Using 4T1 or 67NR models of basal-like breast cancer, tumor growth was measured in mice treated with an FGFR inhibitor (dovitinib/TKI258), a PI3K/mTOR inhibitor (NVP-BEZ235) or a pan-ErbB inhibitor (AEE788) individually or in combination. To uncover mechanisms underlying inhibitor action, signaling pathway activity was examined in tumor lysates and transcriptome analysis carried out to identify pathways upregulated by FGFR inhibition. Anti-phosphotyrosine receptor antibody arrays (P-Tyr RTK) were also used to screen 4T1 tumors.


The combination of dovitinib + NVP-BEZ235 causes tumor stasis and strong down-regulation of the FRS2/Erk and PI3K/Akt/mTOR signaling pathways. P-Tyr RTK arrays identified high levels of P-EGFR and P-ErbB2 in 4T1 tumors. Testing AEE788 in the tumor models revealed that the combination of dovitinib + AEE788 resulted in blockade of the PI3K/Akt/mTOR pathway, prolonged tumor stasis and in the 4T1 model, a significant decrease in lung metastasis.

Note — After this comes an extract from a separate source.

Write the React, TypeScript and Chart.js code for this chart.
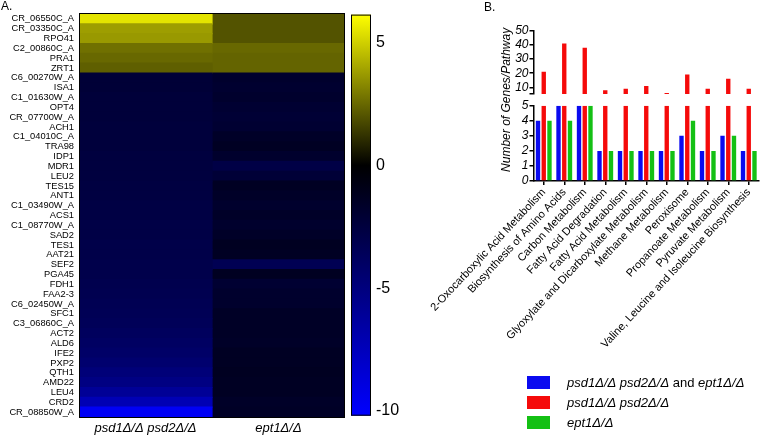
import React, { useEffect, useRef } from 'react';
import { Chart, registerables } from 'chart.js';

Chart.register(...registerables);

// ---------- Panel A: heatmap data ----------
const genes = [
  'CR_06550C_A', 'CR_03350C_A', 'RPO41', 'C2_00860C_A', 'PRA1', 'ZRT1', 'C6_00270W_A', 'ISA1',
  'C1_01630W_A', 'OPT4', 'CR_07700W_A', 'ACH1', 'C1_04010C_A', 'TRA98', 'IDP1', 'MDR1', 'LEU2',
  'TES15', 'ANT1', 'C1_03490W_A', 'ACS1', 'C1_08770W_A', 'SAD2', 'TES1', 'AAT21', 'SEF2', 'PGA45',
  'FDH1', 'FAA2-3', 'C6_02450W_A', 'SFC1', 'C3_06860C_A', 'ACT2', 'ALD6', 'IFE2', 'PXP2', 'QTH1',
  'AMD22', 'LEU4', 'CRD2', 'CR_08850W_A',
];
const heatColumns = ['psd1Δ/Δ psd2Δ/Δ', 'ept1Δ/Δ'];
const psdValues = [
  5.5, 3.8, 3.7, 2.7, 2.5, 2.3, -2.2, -2.2, -2.3, -2.3, -2.3, -2.4, -2.4, -2.4, -2.5, -2.5, -2.5,
  -2.6, -2.6, -2.7, -2.7, -2.8, -2.8, -2.9, -2.9, -3.0, -3.0, -3.1, -3.2, -3.3, -3.4, -3.5, -3.7,
  -3.9, -4.1, -4.4, -4.8, -5.2, -6.0, -7.2, -9.8,
];
const ept1Values = [
  2.0, 2.0, 2.0, 2.5, 2.4, 2.4, -1.8, -1.9, -1.8, -2.0, -2.1, -2.0, -1.6, -1.4, -1.8, -2.8, -2.2,
  -1.4, -1.6, -1.8, -1.6, -1.8, -1.6, -1.3, -1.4, -3.3, -1.3, -2.0, -1.8, -1.8, -1.5, -1.5, -1.5,
  -1.6, -1.4, -1.4, -1.3, -1.4, -1.4, -1.6, -1.5,
];
const colorMin = -10.2;
const colorMax = 6.15;
const colorTicks = [5, 0, -5, -10];

// ---------- Panel B: bar data ----------
const pathways = [
  '2-Oxocarboxylic Acid Metabolism', 'Biosynthesis of Amino Acids', 'Carbon Metabolism',
  'Fatty Acid Degradation', 'Fatty Acid Metabolism', 'Glyoxylate and Dicarboxylate Metabolism',
  'Methane Metabolism', 'Peroxisome', 'Propanoate Metabolism', 'Pyruvate Metabolism',
  'Valine, Leucine and Isoleucine Biosynthesis',
];
const bothCounts = [4, 5, 5, 2, 2, 2, 2, 3, 2, 3, 2];
const psdCounts = [21, 41, 38, 8, 9, 11, 6, 19, 9, 16, 9];
const ept1Counts = [4, 4, 5, 2, 2, 2, 2, 4, 2, 3, 2];
const lowerTicks = [0, 1, 2, 3, 4, 5];
const upperTicks = [10, 20, 30, 40, 50];
const lowerMax = 5;
const upperMin = 5.3;
const upperMax = 50;
const legendLabels = ['psd1Δ/Δ psd2Δ/Δ and ept1Δ/Δ', 'psd1Δ/Δ psd2Δ/Δ', 'ept1Δ/Δ'];
const yTitle = 'Number of Genes/Pathway';

const FONT = '"Liberation Sans", Arial, sans-serif';
const BLUE = '#0a0af0';
const RED = '#f50a0a';
const GREEN = '#14c014';

// panel B canvas offset on the page
const B_LEFT = 400;
const B_AXIS_W = 533.5 - B_LEFT;

function heatColor(v: number): string {
  if (v >= 0) {
    const c = Math.round(255 * Math.min(1, v / colorMax));
    return `rgb(${c},${c},0)`;
  }
  const b = Math.round(255 * Math.min(1, v / colorMin));
  return `rgb(0,0,${b})`;
}

export default function App() {
  const heatRef = useRef<HTMLCanvasElement>(null);
  const cbRef = useRef<HTMLCanvasElement>(null);
  const barRef = useRef<HTMLCanvasElement>(null);

  useEffect(() => {
    const charts: Chart[] = [];

    // ---- Heatmap ----
    const frame = {
      id: 'frame',
      afterDatasetsDraw(chart: any) {
        const { ctx, chartArea: a } = chart;
        ctx.save();
        ctx.strokeStyle = '#000';
        ctx.lineWidth = 1;
        ctx.strokeRect(a.left + 0.5, a.top - 0.5, a.right - a.left - 1, a.bottom - a.top + 1);
        ctx.fillStyle = '#000';
        ctx.font = `12px ${FONT}`;
        ctx.textBaseline = 'middle';
        ctx.textAlign = 'left';
        ctx.fillText('A.', 1, 7);
        ctx.restore();
      },
    };
    charts.push(
      new Chart(heatRef.current!, {
        type: 'bar',
        data: {
          labels: genes,
          datasets: heatColumns.map((name, ci) => {
            const vals = ci === 0 ? psdValues : ept1Values;
            return {
              label: name,
              data: vals.map(() => [ci, ci + 1]) as any,
              backgroundColor: vals.map(heatColor),
              borderWidth: 0,
              inflateAmount: 0.6,
              barPercentage: 1,
              categoryPercentage: 1,
              grouped: false,
            };
          }),
        },
        options: {
          indexAxis: 'y',
          animation: false,
          responsive: false,
          layout: { padding: { top: 14, right: 5, left: 0, bottom: 0 } },
          plugins: { legend: { display: false }, tooltip: { enabled: false } },
          scales: {
            y: {
              type: 'category',
              grid: { display: false, drawTicks: false },
              border: { display: false },
              ticks: { autoSkip: false, color: '#000', padding: 5, font: { size: 9.3, family: FONT } },
              afterFit: (s: any) => { s.width = 79; },
            },
            x: {
              type: 'linear',
              min: 0,
              max: heatColumns.length,
              grid: { display: false, drawTicks: false },
              border: { display: false },
              afterBuildTicks: (s: any) => { s.ticks = heatColumns.map((_, i) => ({ value: i + 0.5 })); },
              ticks: {
                callback: (_v: any, i: number) => heatColumns[i],
                color: '#000',
                maxRotation: 0,
                minRotation: 0,
                padding: 4,
                font: { size: 13, style: 'italic', family: FONT },
              },
              afterFit: (s: any) => { s.height = 21; },
            },
          },
        } as any,
        plugins: [frame],
      })
    );

    // ---- Colorbar ----
    const cbFrame = {
      id: 'cbFrame',
      afterDatasetsDraw(chart: any) {
        const { ctx, chartArea: a } = chart;
        ctx.save();
        ctx.strokeStyle = '#000';
        ctx.lineWidth = 1;
        ctx.strokeRect(a.left + 0.5, a.top + 0.5, a.right - a.left - 1, a.bottom - a.top - 1);
        ctx.restore();
      },
    };
    charts.push(
      new Chart(cbRef.current!, {
        type: 'bar',
        data: {
          labels: [''],
          datasets: [
            {
              data: [[colorMin, colorMax]] as any,
              backgroundColor: (c: any) => {
                const chart = c.chart;
                const y = chart.scales.y;
                if (!chart.chartArea || !y) return '#000';
                const y0 = y.getPixelForValue(colorMin);
                const y1 = y.getPixelForValue(colorMax);
                const g = chart.ctx.createLinearGradient(0, y0, 0, y1);
                const z = (0 - colorMin) / (colorMax - colorMin);
                g.addColorStop(0, heatColor(colorMin));
                g.addColorStop(z, '#000');
                g.addColorStop(1, heatColor(colorMax));
                return g;
              },
              borderWidth: 0,
              barPercentage: 1,
              categoryPercentage: 1,
            },
          ],
        },
        options: {
          animation: false,
          responsive: false,
          layout: { padding: { top: 11.7, left: 11, bottom: 22.3, right: 0 } },
          plugins: { legend: { display: false }, tooltip: { enabled: false } },
          scales: {
            x: { display: false },
            y: {
              position: 'right',
              min: colorMin,
              max: colorMax,
              grid: { display: false, drawTicks: false },
              border: { display: false },
              afterBuildTicks: (s: any) => { s.ticks = colorTicks.map((v) => ({ value: v })); },
              ticks: { color: '#000', padding: 5, font: { size: 16, family: FONT } },
              afterFit: (s: any) => { s.width = 39; },
            },
          },
        } as any,
        plugins: [cbFrame],
      })
    );

    // ---- Bar chart with broken axis ----
    const legendPlugin = {
      id: 'customLegend',
      afterDraw(chart: any) {
        const { ctx } = chart;
        ctx.save();
        ctx.fillStyle = '#000';
        ctx.font = `12px ${FONT}`;
        ctx.textBaseline = 'middle';
        ctx.textAlign = 'left';
        ctx.fillText('B.', 484 - B_LEFT, 8);
        const ds = chart.data.datasets.slice(0, 3);
        ds.forEach((d: any, i: number) => {
          const top = 376 + i * 20;
          ctx.fillStyle = d.backgroundColor;
          ctx.fillRect(527 - B_LEFT, top, 23, 13);
          const parts = String(d.label).split(' and ');
          let x = 567 - B_LEFT;
          const yc = top + 7;
          ctx.fillStyle = '#000';
          parts.forEach((p: string, k: number) => {
            if (k > 0) {
              ctx.font = `13px ${FONT}`;
              ctx.fillText(' and ', x, yc);
              x += ctx.measureText(' and ').width;
            }
            ctx.font = `italic 13px ${FONT}`;
            ctx.fillText(p, x, yc);
            x += ctx.measureText(p).width;
          });
        });
        ctx.restore();
      },
    };
    const yTickFont = { size: 12, style: 'italic', family: FONT };
    charts.push(
      new Chart(barRef.current!, {
        type: 'bar',
        data: {
          labels: pathways,
          datasets: [
            { label: legendLabels[0], data: bothCounts, backgroundColor: BLUE, yAxisID: 'yLower', stack: 'both' },
            { label: legendLabels[1], data: psdCounts.map((v) => Math.min(v, lowerMax)), backgroundColor: RED, yAxisID: 'yLower', stack: 'psd' },
            { label: legendLabels[2], data: ept1Counts, backgroundColor: GREEN, yAxisID: 'yLower', stack: 'ept1' },
            { label: legendLabels[1] + ' upper', data: psdCounts.map((v) => [upperMin, v]) as any, backgroundColor: RED, yAxisID: 'yUpper', stack: 'psd' },
          ] as any,
        },
        options: {
          animation: false,
          responsive: false,
          layout: { padding: { top: 30.7, right: 1, left: 0, bottom: 0 } },
          datasets: { bar: { categoryPercentage: 0.84, barPercentage: 0.76, borderWidth: 0 } },
          plugins: { legend: { display: false }, tooltip: { enabled: false } },
          scales: {
            x: {
              type: 'category',
              grid: { display: true, drawOnChartArea: false, offset: false, tickLength: 4, color: '#000', lineWidth: 1.5 },
              border: { color: '#000', width: 1.5 },
              ticks: { autoSkip: false, minRotation: 47, maxRotation: 47, color: '#000', padding: 1, font: { size: 11, family: FONT } },
              afterFit: (s: any) => {
                s.height = 438 - 181;
                s.paddingLeft = 0;
                s.paddingRight = 0;
              },
            },
            yLower: {
              type: 'linear',
              position: 'left',
              stack: 'broken',
              stackWeight: 75.3,
              stacked: false,
              min: 0,
              max: lowerMax,
              afterBuildTicks: (s: any) => { s.ticks = lowerTicks.map((v) => ({ value: v })); },
              grid: { display: true, drawOnChartArea: false, tickLength: 4, color: '#000', lineWidth: 1.5 },
              border: { color: '#000', width: 1.5 },
              ticks: { autoSkip: false, color: '#000', padding: 1, font: yTickFont },
              afterFit: (s: any) => { s.width = B_AXIS_W; s.paddingTop = 0; s.paddingBottom = 0; },
            },
            yGap: {
              type: 'linear',
              position: 'left',
              stack: 'broken',
              stackWeight: 11.7,
              min: 0,
              max: 1,
              grid: { display: false, drawTicks: false },
              border: { display: false },
              ticks: { display: false },
              title: { display: true, text: yTitle, color: '#000', padding: { top: 507 - B_LEFT - 7.2, bottom: 0 }, font: { size: 12, style: 'italic', family: FONT } },
              afterFit: (s: any) => { s.width = B_AXIS_W; s.paddingTop = 0; s.paddingBottom = 0; },
            },
            yUpper: {
              type: 'linear',
              position: 'left',
              stack: 'broken',
              stackWeight: 63.3,
              stacked: false,
              min: upperMin,
              max: upperMax,
              afterBuildTicks: (s: any) => { s.ticks = [upperMin, ...upperTicks].map((v) => ({ value: v })); },
              grid: { display: true, drawOnChartArea: false, tickLength: 4, color: '#000', lineWidth: 1.5 },
              border: { color: '#000', width: 1.5 },
              ticks: { autoSkip: false, color: '#000', padding: 1, font: yTickFont, callback: (v: any) => (upperTicks.includes(v) ? String(v) : '') },
              afterFit: (s: any) => { s.width = B_AXIS_W; s.paddingTop = 0; s.paddingBottom = 0; },
            },
          },
        } as any,
        plugins: [legendPlugin],
      })
    );

    return () => charts.forEach((c) => c.destroy());
  }, []);

  return (
    <div style={{ position: 'absolute', left: 0, top: 0, width: 760, height: 438, background: '#fff' }}>
      <canvas ref={barRef} width={760 - B_LEFT} height={438} style={{ position: 'absolute', left: B_LEFT, top: 0, width: 760 - B_LEFT, height: 438 }} />
      <canvas ref={heatRef} width={350} height={438} style={{ position: 'absolute', left: 0, top: 0, width: 350, height: 438 }} />
      <canvas ref={cbRef} width={70} height={438} style={{ position: 'absolute', left: 340, top: 0, width: 70, height: 438 }} />
    </div>
  );
}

The results show that in vivo these breast cancer models become dependent upon co-activation of FGFR and ErbB receptors for PI3K pathway activity.

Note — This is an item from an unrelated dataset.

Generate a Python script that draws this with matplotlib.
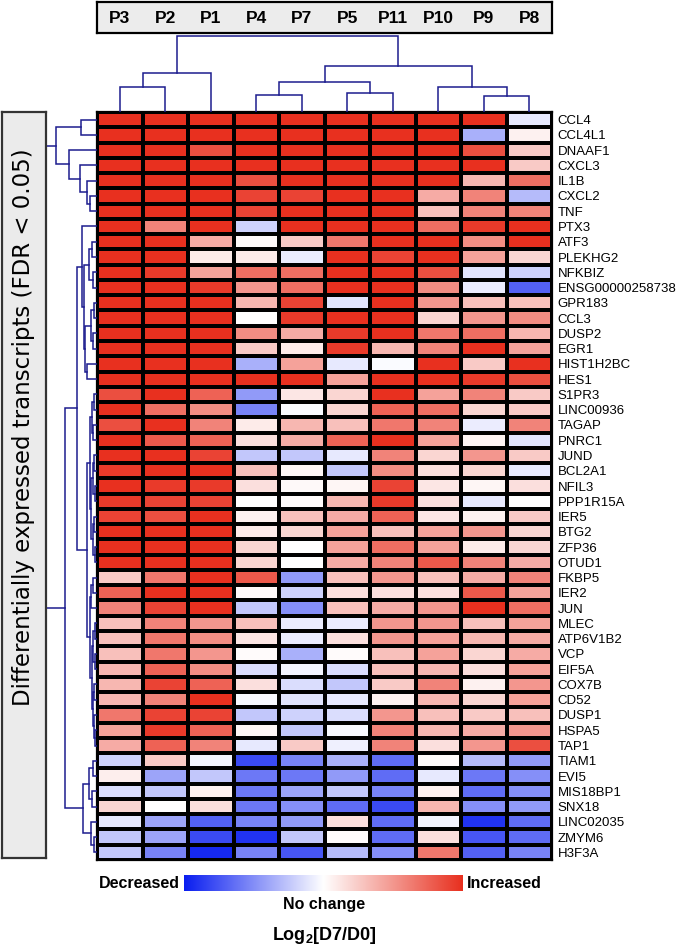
import numpy as np
import matplotlib
matplotlib.use("Agg")
import matplotlib.pyplot as plt
from matplotlib.colors import LinearSegmentedColormap

plt.rcParams.update({
    "font.family": ["Liberation Sans", "DejaVu Sans"],
    "mathtext.fontset": "custom",
    "mathtext.rm": "Liberation Sans",
    "mathtext.bf": "Liberation Sans:bold",
})

samples = ["P3", "P2", "P1", "P4", "P7", "P5", "P11", "P10", "P9", "P8"]
genes = ["CCL4", "CCL4L1", "DNAAF1", "CXCL3", "IL1B", "CXCL2", "TNF", "PTX3", "ATF3",
         "PLEKHG2", "NFKBIZ", "ENSG00000258738", "GPR183", "CCL3", "DUSP2", "EGR1",
         "HIST1H2BC", "HES1", "S1PR3", "LINC00936", "TAGAP", "PNRC1", "JUND", "BCL2A1",
         "NFIL3", "PPP1R15A", "IER5", "BTG2", "ZFP36", "OTUD1", "FKBP5", "IER2", "JUN",
         "MLEC", "ATP6V1B2", "VCP", "EIF5A", "COX7B", "CD52", "DUSP1", "HSPA5", "TAP1",
         "TIAM1", "EVI5", "MIS18BP1", "SNX18", "LINC02035", "ZMYM6", "H3F3A"]

# scaled log2(D7/D0), -1 = strongly decreased, +1 = strongly increased
values = np.array([
    [1, 1, 1, 1, 1, 1, 1, 1, 1, -0.1],
    [1, 1, 1, 1, 1, 1, 1, 1, -0.35, 0.07],
    [1, 1, 0.85, 1, 1, 1, 1, 1, 0.85, 0.25],
    [1, 1, 1, 1, 1, 1, 1, 1, 1, 0.25],
    [1, 1, 1, 0.85, 1, 1, 1, 1, 0.35, 0.7],
    [1, 1, 1, 0.9, 0.9, 1, 1, 0.4, 0.6, -0.3],
    [1, 1, 1, 0.9, 1, 1, 1, 0.3, 0.6, 0.6],
    [1, 0.6, 1, -0.2, 1, 1, 1, 0.7, 0.95, 1],
    [1, 1, 0.4, 0.03, 0.25, 0.65, 1, 1, 0.55, 1],
    [1, 1, 0.1, 0.1, -0.08, 1, 0.9, 1, 0.45, 0.2],
    [1, 0.95, 0.45, 0.7, 0.7, 1, 1, 0.85, -0.12, -0.2],
    [1, 1, 0.95, 0.5, 0.7, 1, 1, 0.55, -0.08, -0.7],
    [1, 1, 1, 0.35, 0.9, -0.12, 1, 0.5, 0.3, 0.3],
    [1, 1, 1, 0.0, 0.95, 1, 1, 0.2, 0.5, 0.55],
    [1, 1, 1, 0.55, 0.4, 0.95, 1, 0.65, 0.7, 0.35],
    [1, 1, 1, 0.25, 0.1, 0.95, 0.35, 0.6, 1, 0.45],
    [1, 1, 1, -0.35, 0.45, -0.1, -0.02, 1, 0.25, 1],
    [1, 1, 1, 1, 1, 0.45, 1, 1, 0.95, 0.85],
    [0.85, 1, 0.75, -0.45, 0.12, 0.2, 1, 0.45, 0.6, 0.25],
    [1, 0.7, 0.55, -0.55, -0.02, 0.2, 0.75, 0.7, 0.2, 0.25],
    [0.85, 1, 0.6, 0.1, 0.35, 0.3, 0.65, 0.6, -0.08, 0.6],
    [1, 0.8, 0.75, 0.15, 0.4, 0.75, 1, 0.45, 0.05, -0.12],
    [1, 1, 0.9, -0.25, -0.25, -0.1, 0.6, 0.2, 0.5, 0.25],
    [0.95, 1, 1, 0.3, 0.04, -0.25, 0.55, 0.15, 0.2, -0.1],
    [1, 0.95, 0.95, 0.15, 0.03, 0.04, 0.9, 0.12, 0.04, 0.15],
    [0.95, 0.9, 0.9, 0.0, 0.02, 0.35, 0.95, 0.15, -0.1, 0.0],
    [0.9, 0.85, 1, 0.07, 0.3, 0.4, 0.75, 0.12, 0.07, 0.25],
    [1, 1, 1, 0.1, 0.2, 0.45, 0.3, 0.45, 0.5, 0.2],
    [1, 1, 1, 0.2, 0.0, 0.45, 0.7, 0.45, 0.1, 0.2],
    [1, 1, 1, 0.2, 0.0, 0.4, 0.6, 0.8, 0.6, 0.4],
    [0.25, 0.65, 1, 0.8, -0.45, 0.3, 0.5, 0.3, 0.4, 0.6],
    [0.75, 1, 1, 0.03, -0.2, 0.15, 0.15, 0.15, 0.8, 0.45],
    [0.6, 0.9, 1, -0.25, -0.5, 0.3, 0.4, 0.5, 1, 0.7],
    [0.3, 0.6, 0.5, 0.3, -0.08, -0.08, 0.5, 0.5, 0.3, 0.45],
    [0.3, 0.65, 0.55, 0.12, -0.08, 0.15, 0.5, 0.45, 0.35, 0.4],
    [0.3, 0.65, 0.5, 0.02, -0.35, 0.02, 0.3, 0.45, 0.2, 0.4],
    [0.35, 0.75, 0.55, -0.15, -0.05, -0.15, 0.3, 0.35, 0.15, 0.45],
    [0.35, 0.9, 0.75, 0.15, -0.15, -0.25, 0.25, 0.6, 0.07, 0.5],
    [0.35, 0.6, 1, -0.03, -0.12, -0.1, 0.07, 0.35, 0.2, 0.45],
    [0.65, 0.9, 0.9, -0.25, -0.2, -0.15, 0.5, 0.3, 0.25, 0.3],
    [0.45, 0.95, 0.75, 0.04, -0.25, -0.03, 0.6, 0.35, 0.4, 0.5],
    [0.4, 0.75, 0.6, -0.1, 0.25, -0.07, 0.6, 0.15, 0.5, 0.85],
    [-0.2, 0.25, -0.05, -0.8, -0.55, -0.35, -0.65, 0.02, -0.3, -0.45],
    [0.08, -0.4, -0.25, -0.6, -0.6, -0.45, -0.65, -0.1, -0.6, -0.5],
    [-0.15, -0.25, 0.07, -0.6, -0.4, -0.25, -0.55, 0.07, -0.65, -0.5],
    [0.2, 0.0, 0.15, -0.6, -0.5, -0.65, -0.8, 0.35, -0.5, -0.45],
    [-0.1, -0.4, -0.7, -0.55, -0.45, 0.15, -0.65, -0.05, -0.9, -0.65],
    [-0.25, -0.4, -0.8, -0.9, -0.25, 0.02, -0.65, 0.15, -0.75, -0.65],
    [-0.25, -0.55, -0.95, -0.55, -0.75, -0.3, -0.5, 0.65, -0.7, -0.55],
])

# dendrograms as nested [left, right, merge height]; leaves are row/column indices
col_tree = [[[0, 1, 25], 2, 39], [[[3, 4, 17], [5, 6, 19], 30], [7, [8, 9, 16], 25], 46], 76]

tree_a = [[0, 1, 16], [2, [3, [4, [5, 6, 7], 10], 17], 28], 41]
tree_b1a = [7, [[[8, 9, 5], [10, 11, 4], 8], [[[12, 13, 3], [14, 15, 4], 6], [16, 17, 10], 12], 13], 15]
tree_c1 = [[[18, 19, 3], [20, 21, 4], 5], [[[22, 23, 3], [24, 25, 2], 4], [[26, 27, 3], [28, 29, 2], 4], 6], 7]
tree_c2 = [[[30, 31, 4], 32, 6], [[[33, 34, 2], [35, 36, 2], 4], [[37, 38, 3], [39, [40, 41, 2], 3], 4], 5], 7]
tree_b2 = [[[42, 43, 4], [44, 45, 5], 8], [46, [47, 48, 3], 6], 14]
row_tree = [tree_a, [[tree_b1a, [tree_c1, tree_c2, 10], 20], tree_b2, 32], 60]

W, H = 679, 950
DCOL = "#1c1c8e"
cmap = LinearSegmentedColormap.from_list("ref", ["#0a1ef0", "#ffffff", "#e8301f"])


def px_axes(fig, x0, y0, x1, y1):
    return fig.add_axes([x0 / W, 1 - y1 / H, (x1 - x0) / W, (y1 - y0) / H])


def draw_tree(ax, node, horizontal):
    # returns (leaf position, height) of the node
    if not isinstance(node, list):
        return node + 0.5, 0
    left, right, h = node
    pl, hl = draw_tree(ax, left, horizontal)
    pr, hr = draw_tree(ax, right, horizontal)
    xs, ys = [pl, pl, pr, pr], [hl, h, h, hr]
    if horizontal:
        ax.plot(xs, ys, color=DCOL, lw=1.1, solid_joinstyle="miter")
    else:
        ax.plot(ys, xs, color=DCOL, lw=1.1, solid_joinstyle="miter")
    return (pl + pr) / 2, h


fig = plt.figure(figsize=(W / 100, H / 100), dpi=100)

# heatmap
ax = px_axes(fig, 97, 112, 552, 860)
ax.pcolormesh(values, cmap=cmap, vmin=-1, vmax=1, edgecolors="black", linewidth=1.6)
ax.set_xlim(0, len(samples))
ax.set_ylim(len(genes), 0)
ax.set_xticks([])
ax.yaxis.tick_right()
ax.set_yticks(np.arange(len(genes)) + 0.5)
ax.set_yticklabels(genes, fontsize=9.5)
ax.tick_params(axis="y", length=0, pad=4)
for s in ax.spines.values():
    s.set_linewidth(1.6)

# column dendrogram
axc = px_axes(fig, 97, 35, 552, 112)
draw_tree(axc, col_tree, True)
axc.set_xlim(0, len(samples))
axc.set_ylim(0, 77)
axc.axis("off")

# row dendrogram (root sits under the label box)
axr = px_axes(fig, 0, 112, 97, 860)
draw_tree(axr, row_tree, False)
axr.set_xlim(97, 0)
axr.set_ylim(len(genes), 0)
axr.axis("off")

# sample header box
axh = px_axes(fig, 97, 2, 552, 33)
axh.set_facecolor("#ececec")
axh.set_xlim(0, len(samples))
axh.set_ylim(0, 1)
axh.set_xticks([])
axh.set_yticks([])
for s in axh.spines.values():
    s.set_linewidth(1.6)
for i, name in enumerate(samples):
    axh.text(i + 0.5, 0.48, name, ha="center", va="center", fontsize=12.5, fontweight="bold")

# left label box
axl = px_axes(fig, 2, 112, 46, 858)
axl.set_facecolor("#ebebeb")
axl.set_xticks([])
axl.set_yticks([])
for s in axl.spines.values():
    s.set_linewidth(1.6)
    s.set_color("#333333")
axl.text(0.5, 0.578, "Differentially expressed transcripts (FDR < 0.05)", rotation=90,
         ha="center", va="center", fontsize=16.5, transform=axl.transAxes,
         family="DejaVu Sans")

# colour scale
axb = px_axes(fig, 184, 875, 463, 891)
axb.imshow(np.linspace(-1, 1, 256)[None, :], cmap=cmap, vmin=-1, vmax=1, aspect="auto")
axb.axis("off")
fig.text(180 / W, 1 - 883 / H, "Decreased", ha="right", va="center", fontsize=11.5, fontweight="bold")
fig.text(467 / W, 1 - 883 / H, "Increased", ha="left", va="center", fontsize=11.5, fontweight="bold")
fig.text(324 / W, 1 - 905 / H, "No change", ha="center", va="center", fontsize=11.5, fontweight="bold")
fig.text(324 / W, 1 - 936 / H, r"Log$_\mathbf{2}$[D7/D0]", ha="center", va="center",
         fontsize=13, fontweight="bold")

fig.savefig("out.png", dpi=100)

The work presented here shows that in the breast cancer models examined, the combination of dovitinib + NVP-BEZ235 or dovitinib + AEE788 results in strong inhibition of tumor growth and a block in metastatic spread. Only these combinations strongly down-regulate the FGFR/FRS2/Erk and PI3K/Akt/mTOR signaling pathways. The resultant decrease in mitosis and increase in apoptosis was consistently stronger in the dovitinib + AEE788 treatment-group, suggesting that targeting ErbB receptors has broader downstream effects compared to targeting only PI3K/mTOR. Considering that sub-classes of human breast tumors co-express ErbB receptors and FGFRs, these results have implications for targeted therapy.